Train-spotters and stalkers
Street portraits have been around almost as long as photography itself and they are a part of most photographers’ repertoires, but some photographers are obsessive in their collecting of types to the point where street portraiture is their practice. They are entomologists, train-spotters, archivists, stalkers, genealogists, who trawl the streets searching for types to add to their own eccentric taxonomy of humanity; a taxonomy that carries conviction through the photographer’s consistency of vision rather than any more objective measure. It is the clarity of vision, the ability to see people, rather than just look at them, which determines success in this field. The modern master of this practice, Hiroko Kikai, offers a musical analogy; of transposing the ordinary from a minor to a major key. Kikai’s haunting of the Asakusa Temple in Tokyo for the last 4 decades in search of selective specimens of humanity achieves a quiet majesty, forming a body of work that is more of an offering than a taking.

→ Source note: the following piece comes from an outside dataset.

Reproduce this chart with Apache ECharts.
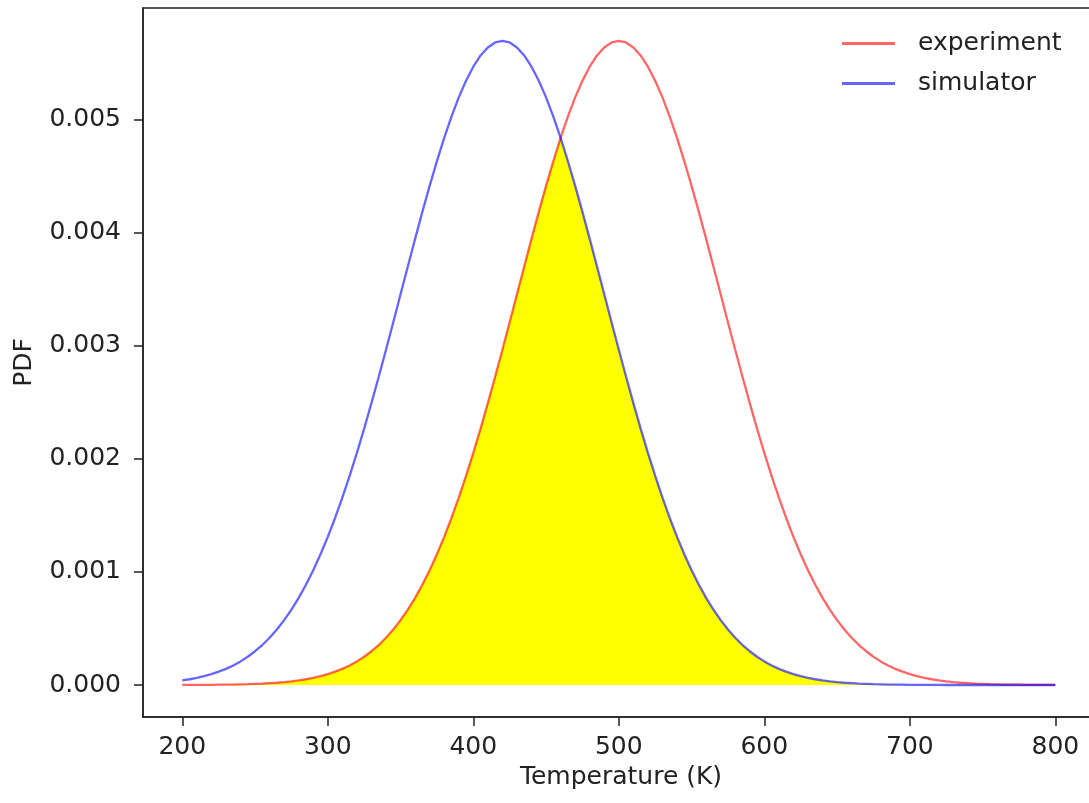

In the same spirit Jason Tilley’s wanderings are on the streets of India from where he brings us a reminder, and I welcome frequent reminding, that people are weird, wonderful, and us.
Chris Steel Perkins
It has often occurred to me that I could be described as a collector of people and faces and whilst I was travelling through India, I did on occasion, recognise that I could also be described as a ‘stalker’of sorts, but I had never previously been conscious of the fact that I might be collecting ‘types’.
Admittedly , when I delve through the six boxes of black and white film and the thousands of negatives that I collected between 1999 and 2009 I realise it is natural to typecast me as an ‘obsessive’ and within my collection I admit there are lots of different ‘types’ to be found.
Many will naturally question: Who is this white man who spends time looking at the ‘other’, pointing his camera at people in areas of the world that do not concern him?
And so they should. The very act of questioning and criticising suggests the photographs have provoked thought and in turn a response. What is the context in which I make these portraits and what do other people think about me photographing ‘the other’? Had these questions ever entered my mind, I may never have made any portraits.
Is it an obsession? Is it stalking, compartmentalising, stereo-typing or even fetishism? Probably all of the aforementioned depending on your own personal take. After all, is it not endemic of objectivity to be the slave of human subjectivity?
As E.M. Forster highlighted in his novel ‘A Passage to India’, it is a complex world where ‘the Spirit of the Indian earth … tries to keep men in compartments’.